Jen-1 DreamStyler: Customized Musical Concept Learning via Pivotal Parameters Tuning
The paper "Jen-1 DreamStyler: Customized Musical Concept Learning via Pivotal Parameters Tuning" introduces a novel approach tailored for the emerging task of customized text-to-music generation. The proposed methodology builds on the existing advancements in generative models, especially diffusion models, to capture and reproduce specific musical concepts from minimal references.
Overview
The primary focus of the paper is to address the limitations of conventional text-to-music generation models that struggle with rare or context-specific musical concepts. The authors aim to fine-tune pretrained models to effectively capture new musical concepts from brief reference tracks and generate diverse musical compositions that reflect these concepts without additional textual inputs.
Methodology
Two critical innovations are introduced to achieve the objectives:
- Pivotal Parameters Tuning: A method designed to prevent overfitting by selectively fine-tuning only the critical parameters that are pivotal for concept assimilation, maintaining the generative capacity of the original model.
- Concept Enhancement Strategy: A technique to manage potential conflicts when integrating multiple musical concepts, ensuring that each concept is accurately represented in the generated output through the use of multiple concept identifier tokens.
Pivotal Parameters Tuning
Essentially, this method involves identifying and modifying only the parameters that exhibit the most significant variance when incorporating the new concept. This selective tuning is facilitated by a trainable mask that iteratively identifies and focuses on these pivotal parameters, thereby preserving the generality and diversity of the generated music while accurately capturing the new concept.

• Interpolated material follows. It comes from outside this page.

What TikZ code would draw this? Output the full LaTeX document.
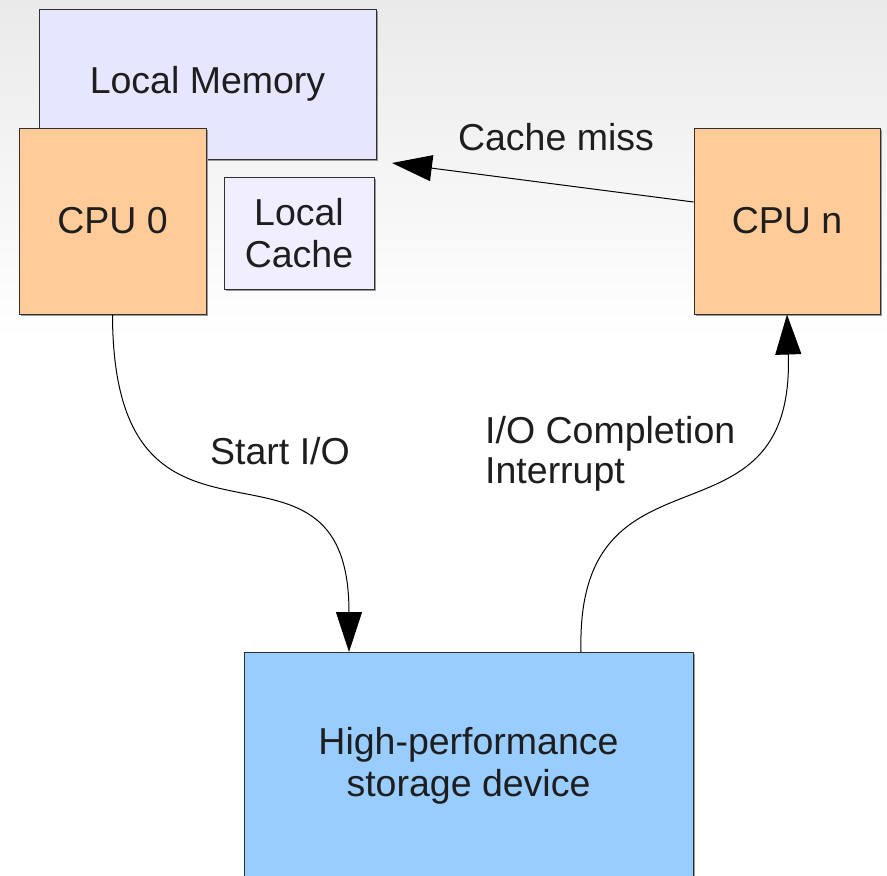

Concept Enhancement Strategy for Multiple Concepts
When dealing with multiple musical concepts, the authors propose using several tokens for each concept rather than a single token. This approach significantly diversifies the representation of each concept, mitigating the convergence issues observed with single-token representations. A novel merging strategy for masks corresponding to individual concepts further ensures that the combined concepts are effectively learned and distinguished in the generated music.
Experimental Setup
The authors introduce a new dataset comprising 20 distinct musical concepts (10 instruments and 10 genres) and a series of text prompts from the MusicCap dataset. The evaluation protocol employs metrics such as the Audio Alignment Score (assessing similarity with the reference concept) and the Text Alignment Score (measuring alignment with textual prompts).
Results
The proposed Jen-1 DreamStyler system demonstrates significant advancements over baseline models in both single and multiple-concept learning scenarios. Fine-tuning all parameters or only the cross-attention parameters proved less effective, emphasizing the efficacy of the Pivotal Parameters Tuning approach. In human evaluations, the preference ratio strongly favored Jen-1 DreamStyler, highlighting its superior ability to generate high-quality music aligning with both text prompts and the reference concepts.
Implications and Future Directions
The implications of this research are multifaceted:
- Practical Implications: This approach enables precise and efficient customization of music generation, opening possibilities for applications in personalized music experiences, adaptive background music in media, and creative tools for artists.
- Theoretical Implications: The methodology underscores the importance of selective fine-tuning and concept enhancement in avoiding overfitting and preserving the versatility of generative models.
Future research might explore scaling the approach to more nuanced and complex musical concepts, leveraging larger and more diverse datasets, or integrating additional modalities (e.g., visual inputs) for richer concept learning and generation.
In conclusion, the paper provides a foundational framework for customized music generation, showcasing innovative strategies that balance new concept learning with the retention of general generative abilities. This work lays a solid groundwork for further advancements in this emerging field.